Aristotle’s View of Tragedy in Medea

Aristotle laid the foundations for the critical study of drama in his time. He composed his theory of tragedy, which explained the components of a play that were most vital for it to be classified as a tragedy. Euripides’ Medea was an excellent example of Aristotle’s tragedy. Medea, in the Third Episode especially, contained mostly parts of Aristotle’s theory of tragedy. In the Third Episode, the parts of Aristotle’s theory that were used include mimesis of Jason, plot structure, dialogue, Peripeteia and also a scene of suffering.

In the Third Episode of Medea, Mimesis is observed when Medea mimicked the wrongdoings of Jason and wanted to get revenge on Jason by causing him grief and agony. Immediately, Medea composed a plan to wreak havoc on Jason. This is considered mimesis because Medea forces Jason to feel the same pain she felt when Jason broke his vows. Medea used dialogue when she spoke to Aegeus and told him to “Swear by the Earth on which you tread/Swear by the Sun, my father’s father dread/Swear by every god and godhead” to protect her. Since this is spoken in an elevated, highly poetic tone, it is considered dialogue. The plot in this scene of the story is that Medea needed to escape from Corinth after the multiple slayings. She then turned to Aegeus and was willing to give him children if he took her in Athens and protected her. The scene ended in reference to her plans to kill Jason’s new bride and her two sons. Thought, as described by Aristotle is also demonstrated by Medea when she explained to Aegeus her plan to kill Jason’s new bride and her children, and the sheer hatred for Jason by Medea showed that anything is possible for a furious wife. Since thought is the faculty of saying what is possible, and pertinent; Medea’s thought is observed.

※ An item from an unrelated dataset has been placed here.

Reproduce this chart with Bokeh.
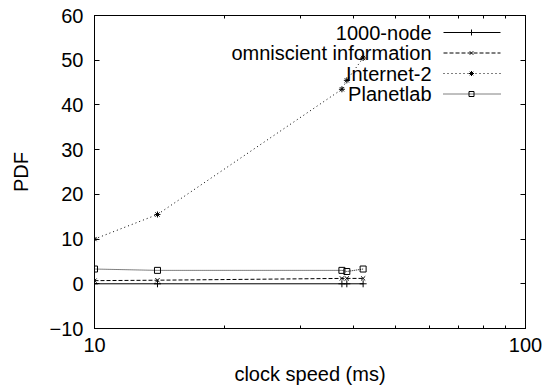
import math
from bokeh.plotting import figure
from bokeh.models import (Range1d, FixedTicker, LogAxis, LinearAxis, Label,
                          BasicTickFormatter)
from bokeh.embed import file_html
from bokeh.resources import INLINE

# ---- data ----
clock_speed = [10, 14, 37.5, 38.5, 42]
node_1000 = [0, 0, 0, 0, 0]
omniscient = [0.7, 0.8, 1.2, 1.2, 1.2]
internet2 = [10, 15.5, 43.5, 45.5, 50.5]
planetlab = [3.3, 3.0, 3.0, 2.75, 3.3]
series_names = ["1000-node", "omniscient information", "Internet-2", "Planetlab"]
y_ticks = [-10, 0, 10, 20, 30, 40, 50, 60]
x_major = [10, 100]
x_minor = [20, 30, 40, 50, 60, 70, 80, 90]

FONT = "Liberation Sans"
W, H = 545, 390
L, R, T, B = 94, 20, 15, 62
X0, X1, Y0, Y1 = 10, 100, -10, 60

p = figure(width=W, height=H, x_axis_type="log", output_backend="svg",
           toolbar_location=None, x_range=Range1d(X0, X1), y_range=Range1d(Y0, Y1),
           min_border_left=L, min_border_right=R, min_border_top=T, min_border_bottom=B)
p.grid.visible = False
p.outline_line_color = "black"
p.outline_line_width = 1
p.background_fill_color = "white"
p.border_fill_color = "white"

def style_axis(ax, show_labels=True):
    ax.major_tick_in = 5
    ax.major_tick_out = 0
    ax.minor_tick_in = 3
    ax.minor_tick_out = 0
    ax.major_tick_line_color = "black"
    ax.minor_tick_line_color = "black"
    ax.axis_line_color = "black"
    ax.major_label_text_font = FONT
    ax.major_label_text_color = "black"
    if show_labels:
        ax.major_label_text_font_size = "20px"
    else:
        ax.major_label_text_font_size = "1px"
        ax.major_label_text_alpha = 0
        ax.major_label_standoff = 0
    ax.axis_label_text_font = FONT
    ax.axis_label_text_font_size = "20px"
    ax.axis_label_text_font_style = "normal"
    ax.axis_label_text_color = "black"

p.xaxis.ticker = FixedTicker(ticks=x_major, minor_ticks=x_minor)
p.xaxis.formatter = BasicTickFormatter()
p.yaxis.ticker = FixedTicker(ticks=y_ticks)
style_axis(p.xaxis[0])
style_axis(p.yaxis[0])
p.xaxis.axis_label = "clock speed (ms)"
p.yaxis.axis_label = "PDF"
p.xaxis.major_label_standoff = 9
p.xaxis.axis_label_standoff = 8
p.yaxis.major_label_standoff = 11
p.yaxis.axis_label_standoff = 15

top = LogAxis(ticker=FixedTicker(ticks=x_major, minor_ticks=x_minor))
style_axis(top, False)
p.add_layout(top, "above")
right = LinearAxis(ticker=FixedTicker(ticks=y_ticks))
style_axis(right, False)
p.add_layout(right, "right")

series = [node_1000, omniscient, internet2, planetlab]
dashes = ["solid", "4 2", "1 3", "1 1"]
markers = ["cross", "x", "asterisk", "square"]
sizes = [7, 6, 6, 6]
for ys, d, m, s in zip(series, dashes, markers, sizes):
    p.line(clock_speed, ys, line_color="black", line_width=1, line_dash=d)
    p.scatter(clock_speed, ys, marker=m, size=s, line_color="black",
              fill_color=None, line_width=1)

# ---- legend (gnuplot style: right-aligned text, sample at right) ----
fw = W - L - R
fh = H - T - B
def x_at(px):
    return 10 ** (math.log10(X0) + (px - L) / fw * (math.log10(X1) - math.log10(X0)))
def y_at(py):
    return Y1 - (py - T) / fh * (Y1 - Y0)

rows = [32, 52.5, 73, 93.5]
for name, py, d, m, s in zip(series_names, rows, dashes, markers, sizes):
    p.add_layout(Label(x=431 - L, y=(T + fh) - py, x_units="screen", y_units="screen",
                       text=name, text_align="right", text_baseline="middle",
                       text_font=FONT, text_font_size="20px", text_color="black"))
    p.line([x_at(443), x_at(500)], [y_at(py), y_at(py)], line_color="black",
           line_width=1, line_dash=d)
    p.scatter([x_at(471)], [y_at(py)], marker=m, size=s - 1, line_color="black",
              fill_color=None, line_width=1)

open("out.html", "w").write(file_html(p, INLINE))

A complete peripeteia took place when Jason, in hopes of starting a better, aristocratic lifestyle, has everything taken away from him and in turn, Medea gets a new home and palace with Aegeus. A reversal of the situation proved Jason, the tragic hero, to be much worse off than Medea, who is responsible for the multiple murders. Another reversal of the situation takes place when Medea slays her own sons although it is more difficult for her than anyone because she bore them into this life. She felt very joyous about her plan to kill Creon’s daughter, nevertheless, her tone changed when she plotted to kill her sons. The scene of suffering in this scene is when Jason views the blood of his children seeping from under the locked doors. Medea made the decision to kill her children because they are the only part of Jason that remained and she must take any part of Jason away so he will be left in immense grief and agony. This scene aroused pity and fear through Medea’s relentless murder scheme and also her compassion for her sons.

This scene in Medea is not the only scene that represented Aristotle’s theory of tragedies; however, it is the best because it incorporated almost all the qualities that a good tragedy must have according to Aristotle.